Repeat the listing that follows, character for character, minus the pictures.

**Dataset extract**
-.-.-
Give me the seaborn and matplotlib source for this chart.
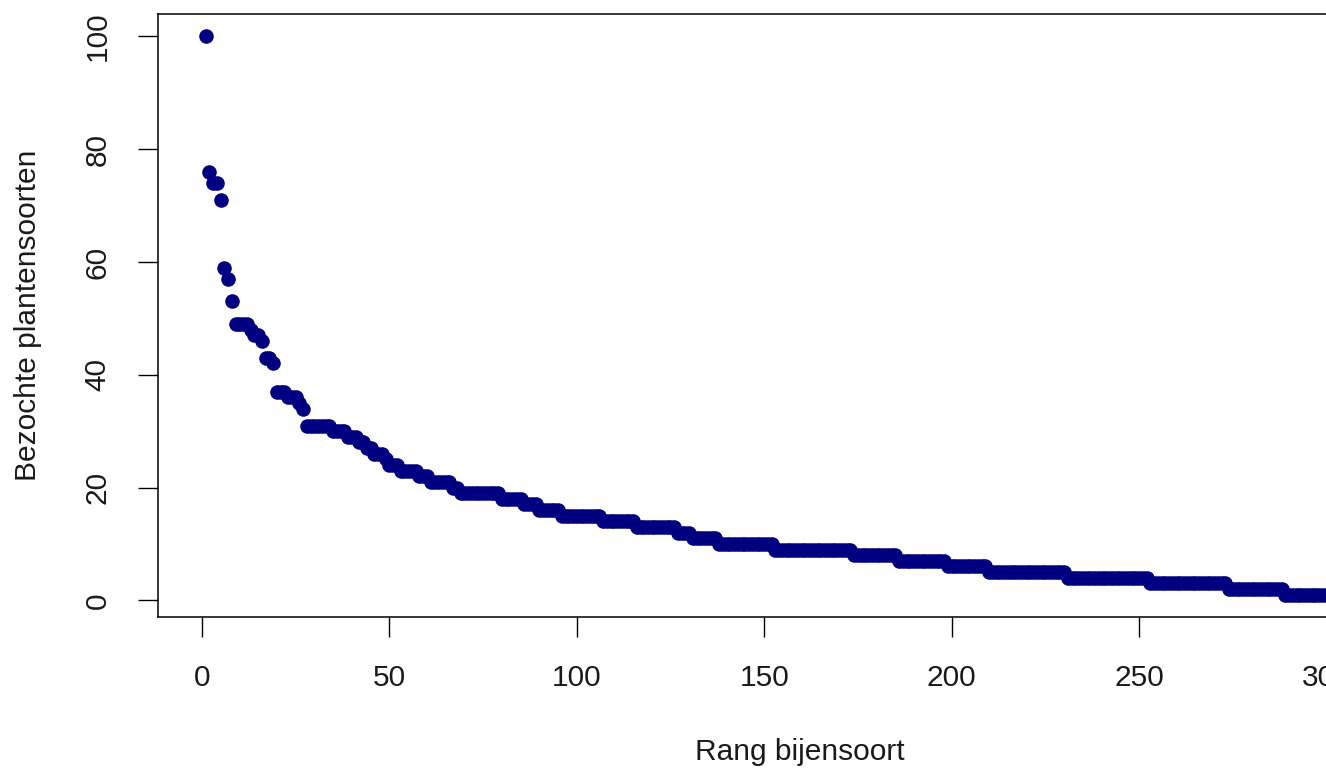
import numpy as np
import pandas as pd
import seaborn as sns
from matplotlib import pyplot as plt

# number of visited plant species per bee species, read as runs of equal values
levels = [100, 76, 74, 71, 59, 57, 53, 49, 48, 47, 46, 43, 42, 37, 36, 35, 34,
          31, 30, 29, 28, 27, 26, 25, 24, 23, 22, 21, 20, 19, 18, 17, 16, 15,
          14, 13, 12, 11, 10, 9, 8, 7, 6, 5, 4, 3, 2, 1]
counts = [1, 1, 2, 1, 1, 1, 1, 4, 1, 2, 1, 2, 1, 3, 3, 1, 1,
          7, 4, 3, 2, 2, 3, 1, 3, 5, 3, 6, 2, 11, 6, 4, 6, 11,
          9, 11, 4, 7, 15, 21, 12, 13, 11, 21, 22, 21, 15, 30]

planten = np.repeat(levels, counts)
rang = np.arange(1, len(planten) + 1)
df = pd.DataFrame({"rang": rang, "planten": planten})

x_ticks = [0, 50, 100, 150, 200, 250, 300]
y_ticks = [0, 20, 40, 60, 80, 100]

sns.set_style("ticks")
plt.rcParams['font.family'] = ['Liberation Sans', 'DejaVu Sans']

fig = plt.figure(figsize=(13.26, 7.71), dpi=100)
# axes runs past the right edge, like the cropped original
ax = fig.add_axes([0.1192, 0.1997, 0.968, 0.7821])

sns.scatterplot(data=df, x="rang", y="planten", color="#000080", s=110,
                linewidth=0, ax=ax, legend=False)

# R style 4% padding
n = len(planten)
pad_x = 0.04 * (n - 1)
pad_y = 0.04 * (max(planten) - min(planten))
ax.set_xlim(1 - pad_x, n + pad_x)
ax.set_ylim(min(planten) - pad_y, max(planten) + pad_y)

ax.set_xticks(x_ticks)
ax.set_yticks(y_ticks)
ax.set_yticklabels([str(v) for v in y_ticks], rotation=90, va="center")
ax.tick_params(axis="both", length=14.5, width=1, color="black",
               labelsize=21.5, pad=19, labelcolor="#1a1a1a")

for sp in ax.spines.values():
    sp.set_visible(True)
    sp.set_color("black")
    sp.set_linewidth(1.1)

ax.set_xlabel("Rang bijensoort", fontsize=21.5, color="#1a1a1a")
ax.set_ylabel("Bezochte plantensoorten", fontsize=21.5, color="#1a1a1a")
ax.xaxis.set_label_coords(0.5, -0.2)
ax.yaxis.set_label_coords(-0.0903, 0.5)

fig.savefig("out.png", dpi=100)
-.-.-
**The reply**
Give me the seaborn and matplotlib source for this chart.
import numpy as np
import pandas as pd
import seaborn as sns
from matplotlib import pyplot as plt

# number of visited plant species per bee species, read as runs of equal values
levels = [100, 76, 74, 71, 59, 57, 53, 49, 48, 47, 46, 43, 42, 37, 36, 35, 34,
          31, 30, 29, 28, 27, 26, 25, 24, 23, 22, 21, 20, 19, 18, 17, 16, 15,
          14, 13, 12, 11, 10, 9, 8, 7, 6, 5, 4, 3, 2, 1]
counts = [1, 1, 2, 1, 1, 1, 1, 4, 1, 2, 1, 2, 1, 3, 3, 1, 1,
          7, 4, 3, 2, 2, 3, 1, 3, 5, 3, 6, 2, 11, 6, 4, 6, 11,
          9, 11, 4, 7, 15, 21, 12, 13, 11, 21, 22, 21, 15, 30]

planten = np.repeat(levels, counts)
rang = np.arange(1, len(planten) + 1)
df = pd.DataFrame({"rang": rang, "planten": planten})

x_ticks = [0, 50, 100, 150, 200, 250, 300]
y_ticks = [0, 20, 40, 60, 80, 100]

sns.set_style("ticks")
plt.rcParams['font.family'] = ['Liberation Sans', 'DejaVu Sans']

fig = plt.figure(figsize=(13.26, 7.71), dpi=100)
# axes runs past the right edge, like the cropped original
ax = fig.add_axes([0.1192, 0.1997, 0.968, 0.7821])

sns.scatterplot(data=df, x="rang", y="planten", color="#000080", s=110,
                linewidth=0, ax=ax, legend=False)

# R style 4% padding
n = len(planten)
pad_x = 0.04 * (n - 1)
pad_y = 0.04 * (max(planten) - min(planten))
ax.set_xlim(1 - pad_x, n + pad_x)
ax.set_ylim(min(planten) - pad_y, max(planten) + pad_y)

ax.set_xticks(x_ticks)
ax.set_yticks(y_ticks)
ax.set_yticklabels([str(v) for v in y_ticks], rotation=90, va="center")
ax.tick_params(axis="both", length=14.5, width=1, color="black",
               labelsize=21.5, pad=19, labelcolor="#1a1a1a")

for sp in ax.spines.values():
    sp.set_visible(True)
    sp.set_color("black")
    sp.set_linewidth(1.1)

ax.set_xlabel("Rang bijensoort", fontsize=21.5, color="#1a1a1a")
ax.set_ylabel("Bezochte plantensoorten", fontsize=21.5, color="#1a1a1a")
ax.xaxis.set_label_coords(0.5, -0.2)
ax.yaxis.set_label_coords(-0.0903, 0.5)

fig.savefig("out.png", dpi=100)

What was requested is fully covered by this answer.